Consider that even if Washington’s worst-case scenario comes true — winning two of the final six, let’s say — Cousins will still have led the franchise to a winning record in back-to-back years, something that hasn’t happened since 1996-97, when Washington was a juggernaut that went 9-7 in ’96 and followed that up with a 8-7-1 record the next year. (Last year’s division champs went 9-7. This year, the team has a tie on its ledger. Could it be another 9-7/8-7-1 finish? This is where the pessimism of a Washington sports fan kicks into hyperdrive.) The last back-to-back playoff appearances came a year after the 1991 Super Bowl title, and that’s happened only eight times in the Super Bowl era (five of which were with Gibbs). Right now, Cousins is on the verge of erasing a slew of two-decade droughts by getting Washington back to the playoffs and putting the team in great position to go on a run D.C. hasn’t seen since years before the Internet.

That’s why he has to return. If his last six games are average or below average, that shouldn’t be a sign to keep looking. It merely lowers his price. Yes, a contract might take some soul-searching for Washington fans who think they’re perpetually stuck in the 1980s and with a front office that loves to get in its own way. It should be pretty simple, though: The Redskins have a quarterback playing more consistently over 26 games than any time since before Lawrence Taylor met Joe Theismann’s leg. (Mark Rypien’s 1991 still stands as the best full season by a Washington quarterback in the last 30 years, but Cousins is challenging that in 2016.)

The cold feet are natural. For years, the Washington sports scene was a study in disappointments. D.C. never got to have fun things. Then all of a sudden, over the course of eight years, Joe Gibbs returned, baseball did, too, the Capitals took a surefire superstar at No. 1, the Nationals got two and the Redskins were going to spend a decade watching Robert Griffin III take them to the playoffs.

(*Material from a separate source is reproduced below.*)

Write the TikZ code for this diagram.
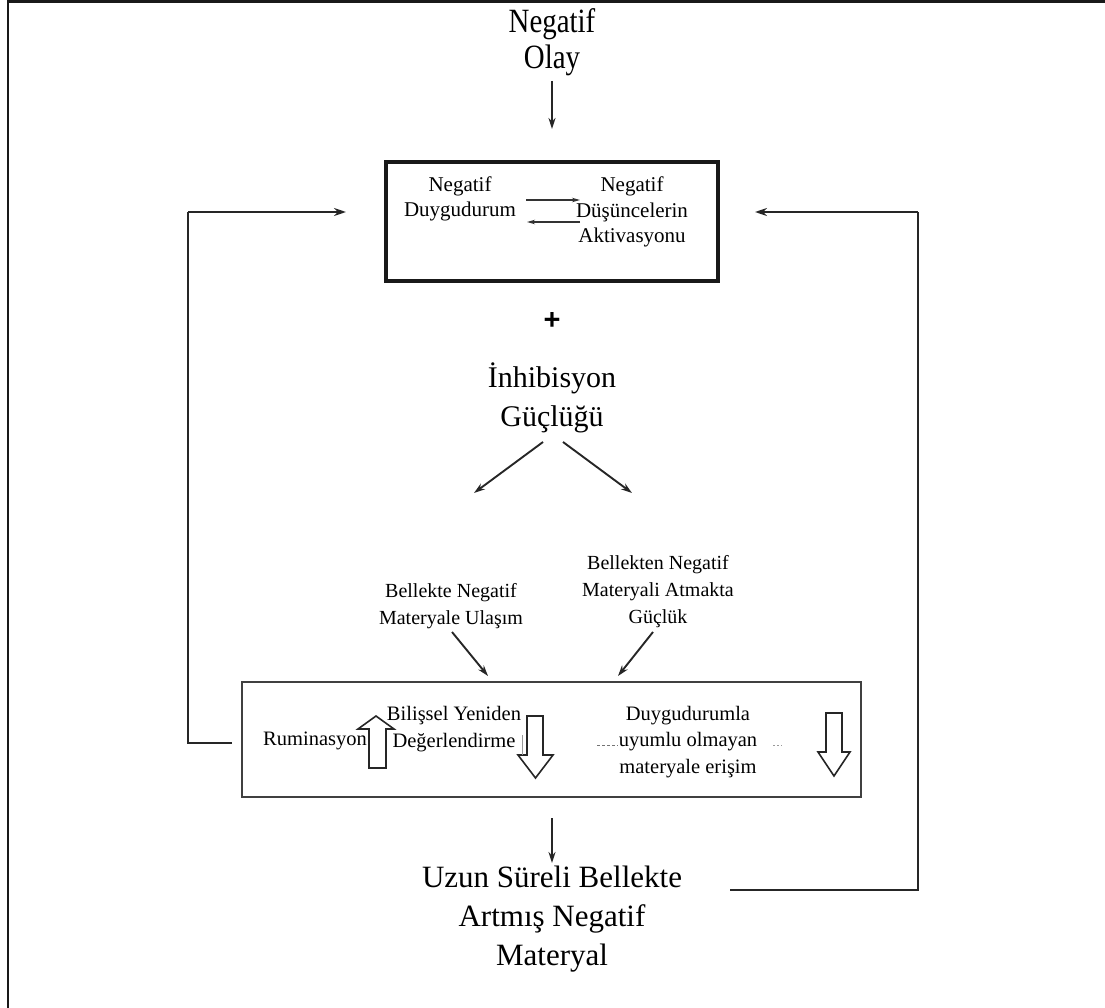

LANDOVER, MD - JANUARY 06: Robert Griffin III #10 of the Washington Redskins is injured as he fumbles a bad snap in the fourth quarter against the Seattle Seahawks during the NFC Wild Card Playoff Game at FedExField on January 6, 2013 in Landover, Maryland. (Photo by Al Bello/Getty Images)
(Getty Images)

It all came crashing down. Gibbs 2.0 was a disappointment, though it resulted in the most playoff appearances for any Redskins coach since Joe Gibbs. (And don’t sleep on what Gibbs did with a subpar roster, particularly in 2007, when the team rallied from the midseason murder of Sean Taylor to go on a four-game winning streak and make the playoffs.) The Nationals were mediocre-to-horrible for years. Despite tremendous regular-season success, Alex Ovechkin and the Caps can’t win a playoff series. Stephen Strasburg got hurt. Bryce Harper won an MVP, then had a season best described as "you’ll get ’em next year." The team is 0-3 in playoff series despite having the second-best record in baseball over the last five seasons. And RG3? His tale is the stuff of 19th-century Russian literature.

Outlaying a possible nine figures to a quarterback who isn’t worth it can get even the best-run franchises into a rut. (Washington only need look 25 miles to the north for an example.) That’s not a worry the Redskins can afford to think about. When you have five playoff appearances and just two postseason wins since 1992, you don’t get to keep searching for a Peyton Manning or Tom Brady. You realize you haven’t had it so good in 30 years. You realize discarding quarterbacks is the mark of the mediocre. You remind yourself, and are thrilled, that you somehow got a franchise cornerstone in the fourth round of a draft in which you took another quarterback at No. 2 overall. Then you pay the man his money.